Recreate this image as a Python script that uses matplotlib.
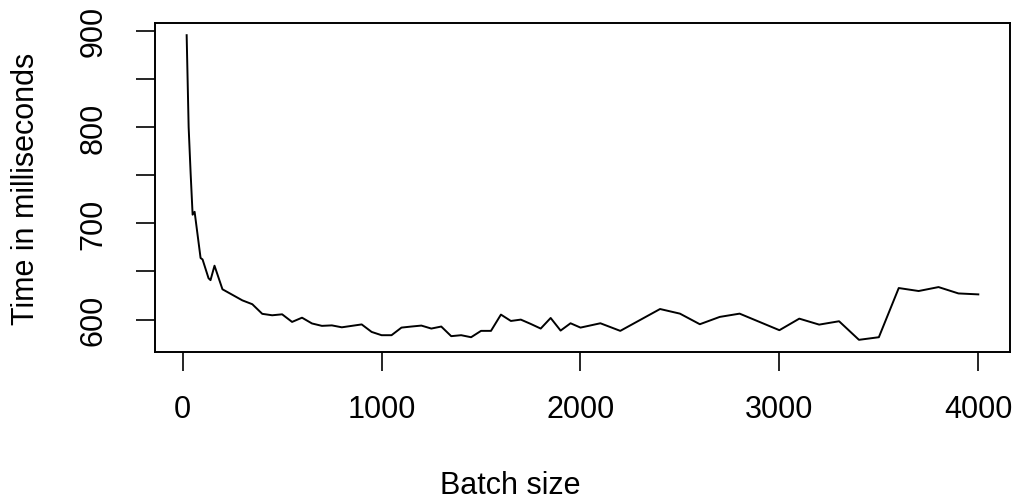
import matplotlib
matplotlib.use("Agg")
from matplotlib import pyplot as plt

batch_sizes = [20, 30, 40, 50, 60, 90, 100, 130, 140, 160, 200,
               300, 350, 400, 450, 500, 550, 600, 650, 700, 750, 800,
               900, 950, 1000, 1050, 1100, 1150, 1200, 1250, 1300, 1350,
               1400, 1450, 1500, 1550, 1600, 1650, 1700, 1750, 1800, 1850,
               1900, 1950, 2000, 2100, 2200, 2400, 2500, 2600, 2700, 2800,
               3000, 3100, 3200, 3300, 3400, 3500, 3600, 3700, 3800, 3900, 4000]
time_ms = [895.5, 800, 752, 709, 712, 664, 662.5, 643, 641, 656, 631.5,
           620, 616, 606, 604.5, 605.5, 597.6, 602, 596, 593.5, 594, 592,
           595, 587.2, 583.8, 583.8, 591.7, 592.8, 593.8, 590.7, 592.8, 582.8,
           583.8, 581.7, 588.3, 588.3, 605.2, 598.6, 600, 595.5, 590.7, 601.7,
           588.6, 596.2, 591.7, 596.2, 588.3, 611, 606.2, 595.2, 602.8, 606.2,
           589, 601, 594.8, 598.3, 579, 581.7, 632.8, 629.7, 633.8, 627.2, 626.2]

x_ticks = [0, 1000, 2000, 3000, 4000]
y_ticks = [600, 650, 700, 750, 800, 850, 900]
y_labels = ["600", "", "700", "", "800", "", "900"]

plt.rcParams['font.family'] = ['Liberation Sans', 'DejaVu Sans']
fs = 22

fig = plt.figure(figsize=(10.21, 5.02), dpi=100)
ax = fig.add_axes([0.1518, 0.2968, 0.8374, 0.6554])

ax.plot(batch_sizes, time_ms, color="black", linewidth=1.4)

# R style axis ranges: data range padded by 4% on each side
def r_range(vals):
    lo, hi = min(vals), max(vals)
    pad = (hi - lo) * 0.04
    return lo - pad, hi + pad

ax.set_xlim(*r_range(batch_sizes))
ax.set_ylim(*r_range(time_ms))

ax.set_xticks(x_ticks)
ax.set_xticklabels([str(v) for v in x_ticks])
ax.set_yticks(y_ticks)
ax.set_yticklabels(y_labels, rotation=90, va="center")

ax.tick_params(axis="both", direction="out", length=13.5, width=1.2,
               labelsize=fs, colors="black")
ax.tick_params(axis="x", pad=17)
ax.tick_params(axis="y", pad=20)

for s in ax.spines.values():
    s.set_linewidth(1.4)
    s.set_color("black")

ax.set_xlabel("Batch size", fontsize=fs)
ax.xaxis.label.set_va("center")
ax.xaxis.set_label_coords(0.5, 1 - 486 / 502, transform=fig.transFigure)

ax.set_ylabel("Time in milliseconds", fontsize=fs)
ax.yaxis.label.set_va("center")
ax.yaxis.set_label_coords(26 / 1021, 1 - 189 / 502, transform=fig.transFigure)

fig.savefig("out.png", dpi=100)
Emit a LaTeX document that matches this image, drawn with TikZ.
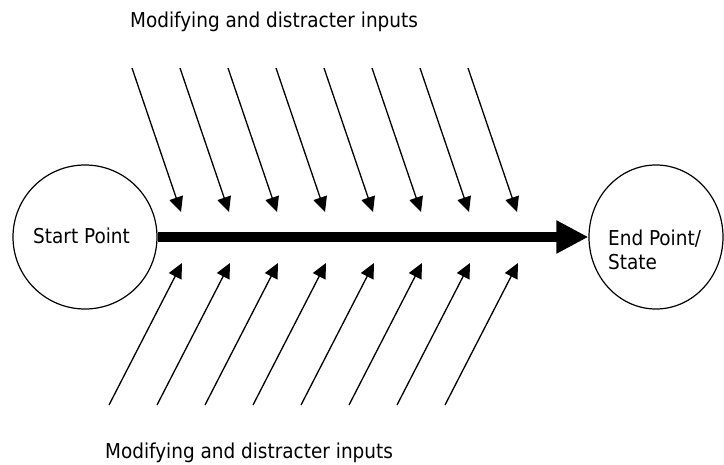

Do this: Write every record out again exactly; no pictures belong in the copy.

Task solution:
Recreate this image as a Python script that uses matplotlib.
import matplotlib
matplotlib.use("Agg")
from matplotlib import pyplot as plt

batch_sizes = [20, 30, 40, 50, 60, 90, 100, 130, 140, 160, 200,
               300, 350, 400, 450, 500, 550, 600, 650, 700, 750, 800,
               900, 950, 1000, 1050, 1100, 1150, 1200, 1250, 1300, 1350,
               1400, 1450, 1500, 1550, 1600, 1650, 1700, 1750, 1800, 1850,
               1900, 1950, 2000, 2100, 2200, 2400, 2500, 2600, 2700, 2800,
               3000, 3100, 3200, 3300, 3400, 3500, 3600, 3700, 3800, 3900, 4000]
time_ms = [895.5, 800, 752, 709, 712, 664, 662.5, 643, 641, 656, 631.5,
           620, 616, 606, 604.5, 605.5, 597.6, 602, 596, 593.5, 594, 592,
           595, 587.2, 583.8, 583.8, 591.7, 592.8, 593.8, 590.7, 592.8, 582.8,
           583.8, 581.7, 588.3, 588.3, 605.2, 598.6, 600, 595.5, 590.7, 601.7,
           588.6, 596.2, 591.7, 596.2, 588.3, 611, 606.2, 595.2, 602.8, 606.2,
           589, 601, 594.8, 598.3, 579, 581.7, 632.8, 629.7, 633.8, 627.2, 626.2]

x_ticks = [0, 1000, 2000, 3000, 4000]
y_ticks = [600, 650, 700, 750, 800, 850, 900]
y_labels = ["600", "", "700", "", "800", "", "900"]

plt.rcParams['font.family'] = ['Liberation Sans', 'DejaVu Sans']
fs = 22

fig = plt.figure(figsize=(10.21, 5.02), dpi=100)
ax = fig.add_axes([0.1518, 0.2968, 0.8374, 0.6554])

ax.plot(batch_sizes, time_ms, color="black", linewidth=1.4)

# R style axis ranges: data range padded by 4% on each side
def r_range(vals):
    lo, hi = min(vals), max(vals)
    pad = (hi - lo) * 0.04
    return lo - pad, hi + pad

ax.set_xlim(*r_range(batch_sizes))
ax.set_ylim(*r_range(time_ms))

ax.set_xticks(x_ticks)
ax.set_xticklabels([str(v) for v in x_ticks])
ax.set_yticks(y_ticks)
ax.set_yticklabels(y_labels, rotation=90, va="center")

ax.tick_params(axis="both", direction="out", length=13.5, width=1.2,
               labelsize=fs, colors="black")
ax.tick_params(axis="x", pad=17)
ax.tick_params(axis="y", pad=20)

for s in ax.spines.values():
    s.set_linewidth(1.4)
    s.set_color("black")

ax.set_xlabel("Batch size", fontsize=fs)
ax.xaxis.label.set_va("center")
ax.xaxis.set_label_coords(0.5, 1 - 486 / 502, transform=fig.transFigure)

ax.set_ylabel("Time in milliseconds", fontsize=fs)
ax.yaxis.label.set_va("center")
ax.yaxis.set_label_coords(26 / 1021, 1 - 189 / 502, transform=fig.transFigure)

fig.savefig("out.png", dpi=100)
Emit a LaTeX document that matches this image, drawn with TikZ.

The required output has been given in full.